Requirement: Make an exact copy of the records, dropping all pictures.

* * * * * * * * *

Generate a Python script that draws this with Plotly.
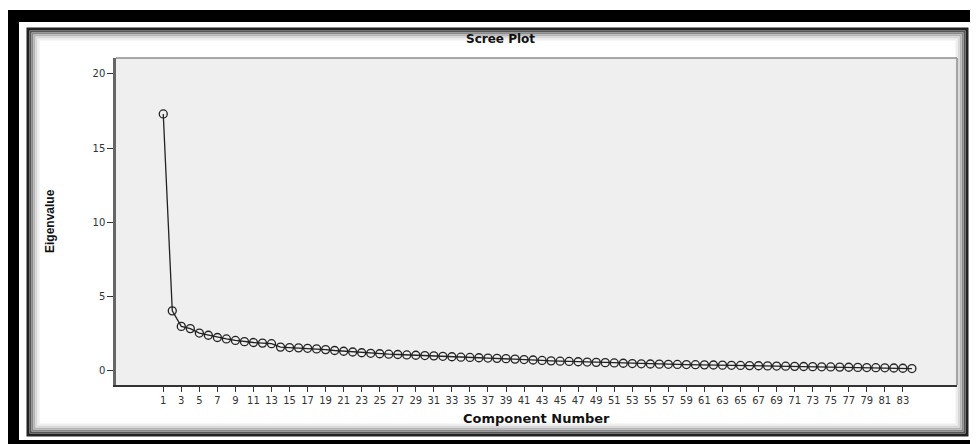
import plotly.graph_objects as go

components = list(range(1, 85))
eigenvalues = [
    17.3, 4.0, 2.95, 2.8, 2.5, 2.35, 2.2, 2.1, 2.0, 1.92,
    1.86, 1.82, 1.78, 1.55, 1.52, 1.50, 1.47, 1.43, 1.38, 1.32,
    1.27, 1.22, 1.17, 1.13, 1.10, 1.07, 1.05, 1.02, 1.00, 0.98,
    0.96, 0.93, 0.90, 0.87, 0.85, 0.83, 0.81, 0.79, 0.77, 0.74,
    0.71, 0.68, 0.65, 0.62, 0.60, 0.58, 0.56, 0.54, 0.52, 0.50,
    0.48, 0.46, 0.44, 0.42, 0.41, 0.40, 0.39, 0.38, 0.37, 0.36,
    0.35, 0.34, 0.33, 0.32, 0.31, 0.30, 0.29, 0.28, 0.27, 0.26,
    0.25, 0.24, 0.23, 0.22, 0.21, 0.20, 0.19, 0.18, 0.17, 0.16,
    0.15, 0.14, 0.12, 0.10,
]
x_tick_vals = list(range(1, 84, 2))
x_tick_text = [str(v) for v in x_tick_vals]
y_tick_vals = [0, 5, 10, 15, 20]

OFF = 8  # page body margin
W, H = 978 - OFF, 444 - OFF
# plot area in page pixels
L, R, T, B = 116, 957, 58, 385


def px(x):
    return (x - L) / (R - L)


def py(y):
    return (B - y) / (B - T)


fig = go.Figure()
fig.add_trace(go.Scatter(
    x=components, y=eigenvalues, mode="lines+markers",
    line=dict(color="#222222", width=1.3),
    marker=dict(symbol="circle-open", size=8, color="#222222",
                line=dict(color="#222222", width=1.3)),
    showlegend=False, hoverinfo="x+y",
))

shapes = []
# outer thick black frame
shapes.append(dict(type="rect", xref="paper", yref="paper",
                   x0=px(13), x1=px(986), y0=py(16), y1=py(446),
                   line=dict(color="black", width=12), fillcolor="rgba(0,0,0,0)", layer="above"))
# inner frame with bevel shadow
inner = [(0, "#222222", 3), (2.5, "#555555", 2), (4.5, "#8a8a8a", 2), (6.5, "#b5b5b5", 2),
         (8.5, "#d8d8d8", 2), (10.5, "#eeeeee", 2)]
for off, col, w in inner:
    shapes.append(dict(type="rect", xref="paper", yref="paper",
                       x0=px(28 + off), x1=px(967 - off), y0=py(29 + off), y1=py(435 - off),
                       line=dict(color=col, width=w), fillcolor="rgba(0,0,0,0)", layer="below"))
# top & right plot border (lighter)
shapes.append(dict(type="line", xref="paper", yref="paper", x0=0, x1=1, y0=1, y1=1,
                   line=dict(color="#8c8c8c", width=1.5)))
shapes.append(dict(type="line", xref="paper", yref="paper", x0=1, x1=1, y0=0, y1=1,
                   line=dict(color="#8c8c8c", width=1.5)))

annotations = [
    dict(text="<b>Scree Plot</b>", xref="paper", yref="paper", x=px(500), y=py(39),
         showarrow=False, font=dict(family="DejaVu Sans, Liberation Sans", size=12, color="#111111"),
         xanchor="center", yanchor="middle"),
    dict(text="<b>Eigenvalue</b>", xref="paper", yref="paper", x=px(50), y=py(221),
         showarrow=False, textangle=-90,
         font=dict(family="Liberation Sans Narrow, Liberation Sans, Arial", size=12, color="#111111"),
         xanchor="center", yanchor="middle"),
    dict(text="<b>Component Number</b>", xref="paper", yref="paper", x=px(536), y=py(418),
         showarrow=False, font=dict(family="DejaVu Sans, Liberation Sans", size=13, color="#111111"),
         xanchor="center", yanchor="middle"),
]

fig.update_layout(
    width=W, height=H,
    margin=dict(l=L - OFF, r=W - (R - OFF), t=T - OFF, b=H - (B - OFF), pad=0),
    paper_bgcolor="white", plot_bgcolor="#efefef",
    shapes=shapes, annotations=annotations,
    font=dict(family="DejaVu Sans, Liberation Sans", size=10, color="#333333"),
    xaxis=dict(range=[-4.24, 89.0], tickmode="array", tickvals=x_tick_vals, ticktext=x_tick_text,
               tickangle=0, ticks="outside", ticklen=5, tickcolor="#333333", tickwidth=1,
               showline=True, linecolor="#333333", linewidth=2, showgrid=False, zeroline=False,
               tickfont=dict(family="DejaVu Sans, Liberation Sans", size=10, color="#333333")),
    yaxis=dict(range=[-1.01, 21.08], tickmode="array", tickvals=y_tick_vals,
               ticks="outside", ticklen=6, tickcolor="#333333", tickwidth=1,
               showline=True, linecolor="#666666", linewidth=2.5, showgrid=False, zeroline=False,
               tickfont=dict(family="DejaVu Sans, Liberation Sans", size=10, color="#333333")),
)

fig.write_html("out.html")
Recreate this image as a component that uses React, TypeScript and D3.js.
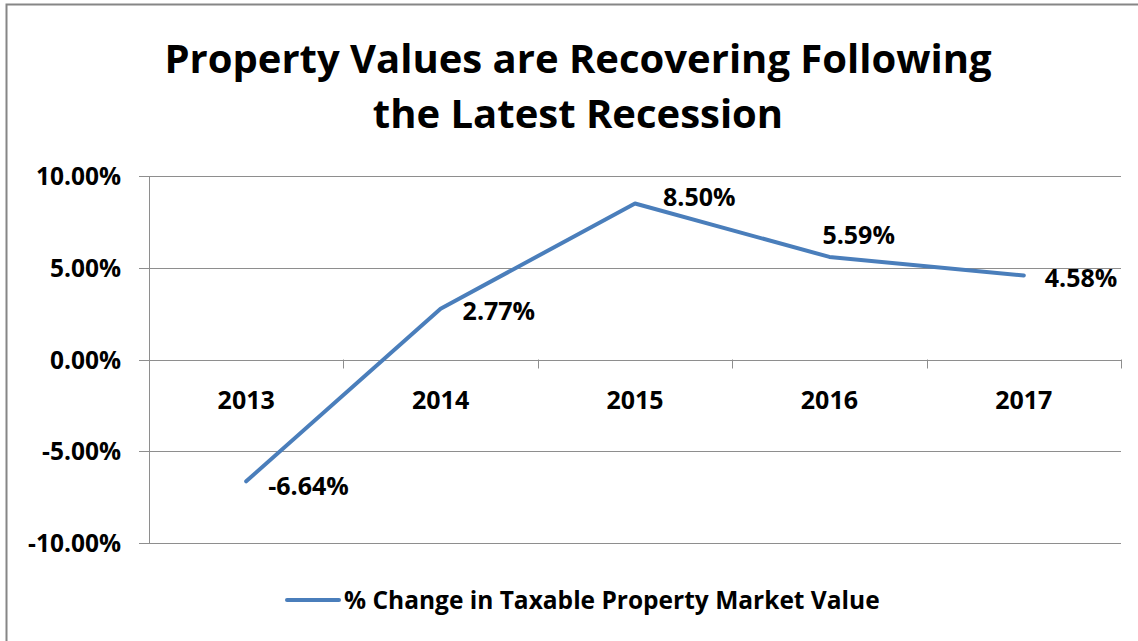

* * * * * * * * *

Full output:
Generate a Python script that draws this with Plotly.
import plotly.graph_objects as go

components = list(range(1, 85))
eigenvalues = [
    17.3, 4.0, 2.95, 2.8, 2.5, 2.35, 2.2, 2.1, 2.0, 1.92,
    1.86, 1.82, 1.78, 1.55, 1.52, 1.50, 1.47, 1.43, 1.38, 1.32,
    1.27, 1.22, 1.17, 1.13, 1.10, 1.07, 1.05, 1.02, 1.00, 0.98,
    0.96, 0.93, 0.90, 0.87, 0.85, 0.83, 0.81, 0.79, 0.77, 0.74,
    0.71, 0.68, 0.65, 0.62, 0.60, 0.58, 0.56, 0.54, 0.52, 0.50,
    0.48, 0.46, 0.44, 0.42, 0.41, 0.40, 0.39, 0.38, 0.37, 0.36,
    0.35, 0.34, 0.33, 0.32, 0.31, 0.30, 0.29, 0.28, 0.27, 0.26,
    0.25, 0.24, 0.23, 0.22, 0.21, 0.20, 0.19, 0.18, 0.17, 0.16,
    0.15, 0.14, 0.12, 0.10,
]
x_tick_vals = list(range(1, 84, 2))
x_tick_text = [str(v) for v in x_tick_vals]
y_tick_vals = [0, 5, 10, 15, 20]

OFF = 8  # page body margin
W, H = 978 - OFF, 444 - OFF
# plot area in page pixels
L, R, T, B = 116, 957, 58, 385


def px(x):
    return (x - L) / (R - L)


def py(y):
    return (B - y) / (B - T)


fig = go.Figure()
fig.add_trace(go.Scatter(
    x=components, y=eigenvalues, mode="lines+markers",
    line=dict(color="#222222", width=1.3),
    marker=dict(symbol="circle-open", size=8, color="#222222",
                line=dict(color="#222222", width=1.3)),
    showlegend=False, hoverinfo="x+y",
))

shapes = []
# outer thick black frame
shapes.append(dict(type="rect", xref="paper", yref="paper",
                   x0=px(13), x1=px(986), y0=py(16), y1=py(446),
                   line=dict(color="black", width=12), fillcolor="rgba(0,0,0,0)", layer="above"))
# inner frame with bevel shadow
inner = [(0, "#222222", 3), (2.5, "#555555", 2), (4.5, "#8a8a8a", 2), (6.5, "#b5b5b5", 2),
         (8.5, "#d8d8d8", 2), (10.5, "#eeeeee", 2)]
for off, col, w in inner:
    shapes.append(dict(type="rect", xref="paper", yref="paper",
                       x0=px(28 + off), x1=px(967 - off), y0=py(29 + off), y1=py(435 - off),
                       line=dict(color=col, width=w), fillcolor="rgba(0,0,0,0)", layer="below"))
# top & right plot border (lighter)
shapes.append(dict(type="line", xref="paper", yref="paper", x0=0, x1=1, y0=1, y1=1,
                   line=dict(color="#8c8c8c", width=1.5)))
shapes.append(dict(type="line", xref="paper", yref="paper", x0=1, x1=1, y0=0, y1=1,
                   line=dict(color="#8c8c8c", width=1.5)))

annotations = [
    dict(text="<b>Scree Plot</b>", xref="paper", yref="paper", x=px(500), y=py(39),
         showarrow=False, font=dict(family="DejaVu Sans, Liberation Sans", size=12, color="#111111"),
         xanchor="center", yanchor="middle"),
    dict(text="<b>Eigenvalue</b>", xref="paper", yref="paper", x=px(50), y=py(221),
         showarrow=False, textangle=-90,
         font=dict(family="Liberation Sans Narrow, Liberation Sans, Arial", size=12, color="#111111"),
         xanchor="center", yanchor="middle"),
    dict(text="<b>Component Number</b>", xref="paper", yref="paper", x=px(536), y=py(418),
         showarrow=False, font=dict(family="DejaVu Sans, Liberation Sans", size=13, color="#111111"),
         xanchor="center", yanchor="middle"),
]

fig.update_layout(
    width=W, height=H,
    margin=dict(l=L - OFF, r=W - (R - OFF), t=T - OFF, b=H - (B - OFF), pad=0),
    paper_bgcolor="white", plot_bgcolor="#efefef",
    shapes=shapes, annotations=annotations,
    font=dict(family="DejaVu Sans, Liberation Sans", size=10, color="#333333"),
    xaxis=dict(range=[-4.24, 89.0], tickmode="array", tickvals=x_tick_vals, ticktext=x_tick_text,
               tickangle=0, ticks="outside", ticklen=5, tickcolor="#333333", tickwidth=1,
               showline=True, linecolor="#333333", linewidth=2, showgrid=False, zeroline=False,
               tickfont=dict(family="DejaVu Sans, Liberation Sans", size=10, color="#333333")),
    yaxis=dict(range=[-1.01, 21.08], tickmode="array", tickvals=y_tick_vals,
               ticks="outside", ticklen=6, tickcolor="#333333", tickwidth=1,
               showline=True, linecolor="#666666", linewidth=2.5, showgrid=False, zeroline=False,
               tickfont=dict(family="DejaVu Sans, Liberation Sans", size=10, color="#333333")),
)

fig.write_html("out.html")
Recreate this image as a component that uses React, TypeScript and D3.js.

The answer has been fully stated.